## [DATASET EXCERPTS]

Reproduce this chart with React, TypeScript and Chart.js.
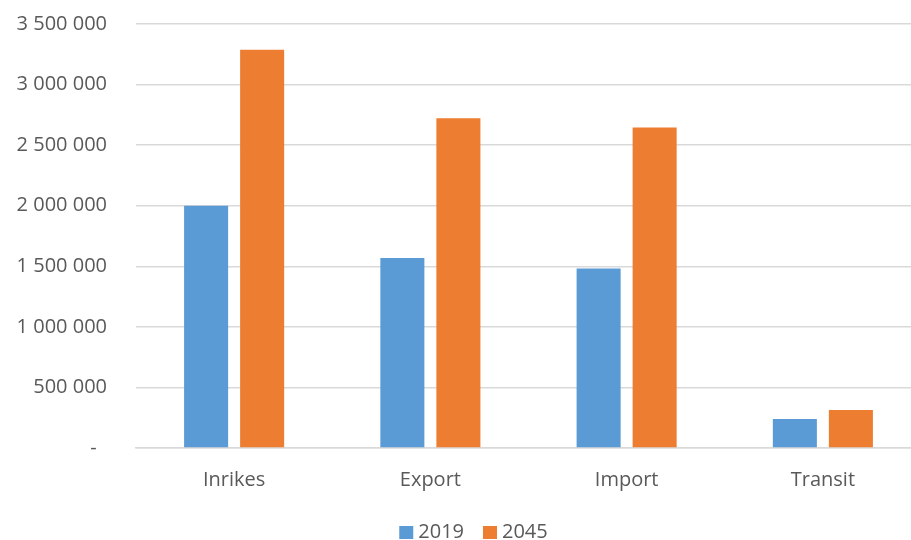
import React, { useEffect, useRef } from "react";
import { Chart, registerables } from "chart.js";

Chart.register(...registerables);

const categories = ["Inrikes", "Export", "Import", "Transit"];
const series2019 = [2000000, 1568000, 1482000, 240000];
const series2045 = [3287000, 2722000, 2646000, 314000];
const seriesLabels = ["2019", "2045"];
const seriesColors = ["#5B9BD5", "#ED7D31"];
const yMax = 3500000;
const yStep = 500000;

const FONT_FAMILY = "'Open Sans', sans-serif";
const TEXT_COLOR = "#595959";

function fmt(v: number): string {
  if (v === 0) return "-  ";
  return Math.round(v)
    .toString()
    .replace(/\B(?=(\d{3})+(?!\d))/g, " ");
}

const customLegend = {
  id: "customLegend",
  afterDraw(chart: any) {
    const ctx = chart.ctx;
    ctx.save();
    ctx.font = `20px ${FONT_FAMILY}`;
    ctx.textBaseline = "middle";
    ctx.textAlign = "left";
    const box = 14;
    const gapText = 5;
    const gapItem = 19;
    const items = chart.data.datasets.map((d: any) => ({
      label: d.label,
      color: d.backgroundColor,
      w: ctx.measureText(d.label).width,
    }));
    let total = 0;
    items.forEach((it: any, i: number) => {
      total += box + gapText + it.w + (i > 0 ? gapItem : 0);
    });
    const cx = 473.5;
    const cy = 532.5;
    let x = cx - total / 2;
    items.forEach((it: any) => {
      ctx.fillStyle = it.color;
      ctx.fillRect(x, cy - 6.5, box, 13);
      x += box + gapText;
      ctx.fillStyle = TEXT_COLOR;
      ctx.fillText(it.label, x, cy);
      x += it.w + gapItem;
    });
    ctx.restore();
  },
};

export default function App() {
  const ref = useRef<HTMLCanvasElement | null>(null);
  useEffect(() => {
    if (!ref.current) return;
    const font = { family: FONT_FAMILY, size: 20 };
    const chart = new Chart(ref.current, {
      type: "bar",
      data: {
        labels: categories,
        datasets: [
          { label: seriesLabels[0], data: series2019, backgroundColor: seriesColors[0] },
          { label: seriesLabels[1], data: series2045, backgroundColor: seriesColors[1] },
        ],
      },
      plugins: [customLegend],
      options: {
        animation: false,
        responsive: false,
        maintainAspectRatio: false,
        layout: { padding: { top: 24, left: 0, right: 0, bottom: 28 } },
        datasets: {
          bar: { categoryPercentage: 0.571, barPercentage: 0.786 },
        },
        plugins: {
          legend: { display: false },
          tooltip: { enabled: false },
        },
        scales: {
          x: {
            grid: { display: false, drawTicks: false },
            border: { display: true, color: "#D9D9D9", width: 1.5 },
            ticks: { color: TEXT_COLOR, font, padding: 20 },
            afterFit: (s: any) => {
              s.height = 64;
            },
          },
          y: {
            min: 0,
            max: yMax,
            grid: { color: "#D9D9D9", lineWidth: 1.5, drawTicks: false },
            border: { display: false },
            ticks: {
              stepSize: yStep,
              color: TEXT_COLOR,
              font,
              padding: 29,
              callback: (v: any) => fmt(Number(v)),
            },
            afterFit: (s: any) => {
              s.width = 136;
              s.paddingTop = 12;
              s.paddingBottom = 12;
            },
          },
        },
      },
    });
    return () => chart.destroy();
  }, []);
  return (
    <div
      style={{
        position: "fixed",
        left: 0,
        top: 0,
        width: 911,
        height: 540,
        overflow: "hidden",
        background: "#fff",
      }}
    >
      <canvas ref={ref} width={921} height={540} style={{ width: 921, height: 540, display: "block" }} />
    </div>
  );
}
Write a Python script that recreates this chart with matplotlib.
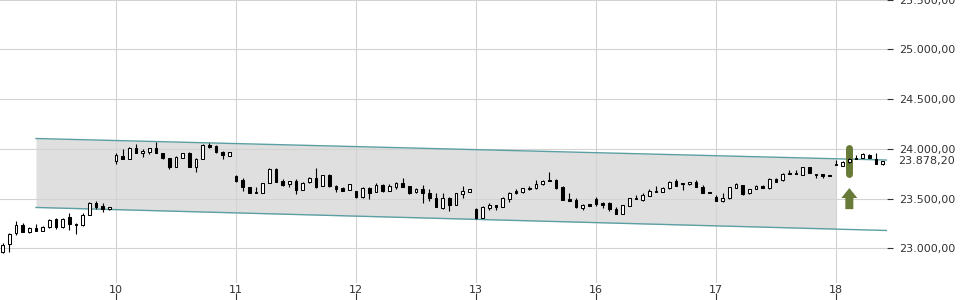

## [GIVEN PROBLEM]
Copy the listing over exactly, skipping the pictures it holds.

## [ANSWER IN FULL]
Reproduce this chart with React, TypeScript and Chart.js.
import React, { useEffect, useRef } from "react";
import { Chart, registerables } from "chart.js";

Chart.register(...registerables);

const categories = ["Inrikes", "Export", "Import", "Transit"];
const series2019 = [2000000, 1568000, 1482000, 240000];
const series2045 = [3287000, 2722000, 2646000, 314000];
const seriesLabels = ["2019", "2045"];
const seriesColors = ["#5B9BD5", "#ED7D31"];
const yMax = 3500000;
const yStep = 500000;

const FONT_FAMILY = "'Open Sans', sans-serif";
const TEXT_COLOR = "#595959";

function fmt(v: number): string {
  if (v === 0) return "-  ";
  return Math.round(v)
    .toString()
    .replace(/\B(?=(\d{3})+(?!\d))/g, " ");
}

const customLegend = {
  id: "customLegend",
  afterDraw(chart: any) {
    const ctx = chart.ctx;
    ctx.save();
    ctx.font = `20px ${FONT_FAMILY}`;
    ctx.textBaseline = "middle";
    ctx.textAlign = "left";
    const box = 14;
    const gapText = 5;
    const gapItem = 19;
    const items = chart.data.datasets.map((d: any) => ({
      label: d.label,
      color: d.backgroundColor,
      w: ctx.measureText(d.label).width,
    }));
    let total = 0;
    items.forEach((it: any, i: number) => {
      total += box + gapText + it.w + (i > 0 ? gapItem : 0);
    });
    const cx = 473.5;
    const cy = 532.5;
    let x = cx - total / 2;
    items.forEach((it: any) => {
      ctx.fillStyle = it.color;
      ctx.fillRect(x, cy - 6.5, box, 13);
      x += box + gapText;
      ctx.fillStyle = TEXT_COLOR;
      ctx.fillText(it.label, x, cy);
      x += it.w + gapItem;
    });
    ctx.restore();
  },
};

export default function App() {
  const ref = useRef<HTMLCanvasElement | null>(null);
  useEffect(() => {
    if (!ref.current) return;
    const font = { family: FONT_FAMILY, size: 20 };
    const chart = new Chart(ref.current, {
      type: "bar",
      data: {
        labels: categories,
        datasets: [
          { label: seriesLabels[0], data: series2019, backgroundColor: seriesColors[0] },
          { label: seriesLabels[1], data: series2045, backgroundColor: seriesColors[1] },
        ],
      },
      plugins: [customLegend],
      options: {
        animation: false,
        responsive: false,
        maintainAspectRatio: false,
        layout: { padding: { top: 24, left: 0, right: 0, bottom: 28 } },
        datasets: {
          bar: { categoryPercentage: 0.571, barPercentage: 0.786 },
        },
        plugins: {
          legend: { display: false },
          tooltip: { enabled: false },
        },
        scales: {
          x: {
            grid: { display: false, drawTicks: false },
            border: { display: true, color: "#D9D9D9", width: 1.5 },
            ticks: { color: TEXT_COLOR, font, padding: 20 },
            afterFit: (s: any) => {
              s.height = 64;
            },
          },
          y: {
            min: 0,
            max: yMax,
            grid: { color: "#D9D9D9", lineWidth: 1.5, drawTicks: false },
            border: { display: false },
            ticks: {
              stepSize: yStep,
              color: TEXT_COLOR,
              font,
              padding: 29,
              callback: (v: any) => fmt(Number(v)),
            },
            afterFit: (s: any) => {
              s.width = 136;
              s.paddingTop = 12;
              s.paddingBottom = 12;
            },
          },
        },
      },
    });
    return () => chart.destroy();
  }, []);
  return (
    <div
      style={{
        position: "fixed",
        left: 0,
        top: 0,
        width: 911,
        height: 540,
        overflow: "hidden",
        background: "#fff",
      }}
    >
      <canvas ref={ref} width={921} height={540} style={{ width: 921, height: 540, display: "block" }} />
    </div>
  );
}
Write a Python script that recreates this chart with matplotlib.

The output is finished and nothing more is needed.